No experimento foram usados sombreamento artificial, a partir da construção de sombrites de 3,4 metros de altura e com 18 m2 / animal. Essas estruturas bastante simples, pois, utilizam apenas tela preta comum e madeira são indicadas para os casos emergenciais onde o criador não possui sombreamento natural e precisa resolver o problema no curto prazo. Os resultados mostraram que essas lonas reduzem até 80% da radiação solar.

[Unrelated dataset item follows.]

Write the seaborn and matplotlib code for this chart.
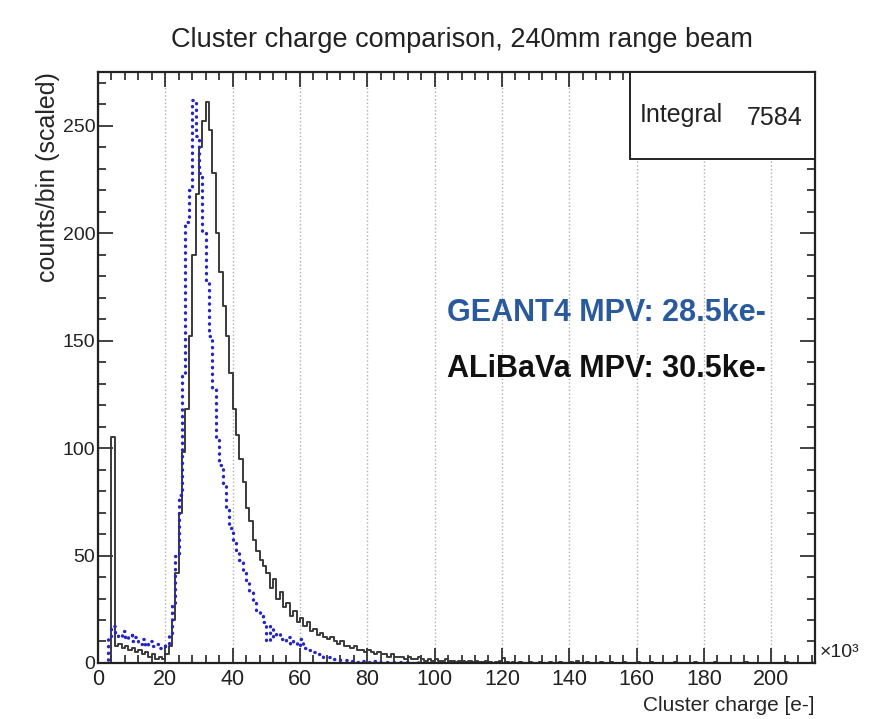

Entretanto, ambos os especialistas dizem que a árvore ainda é a melhor opção para o criador pelo baixo custo e por melhorar os ecossistemas, em áreas de altos índices de degradação. “Por isso é importante que o criador crie o hábito de plantar árvores”, destaca Baruselli alertando para o fato da Coordenadoria de Assistência Técnica Integral, CATI, da Secretária de Agricultura do Estado de São Paulo oferecer mudas de árvores nativas, muitas ameaçadas de extinção, gratuitamente. “Em outras localidades, fora do estado de São Paulo, é importante que o produtor procure informações sobre esses viveiros de mudas, nas casas de agricultura e sindicatos rurais”.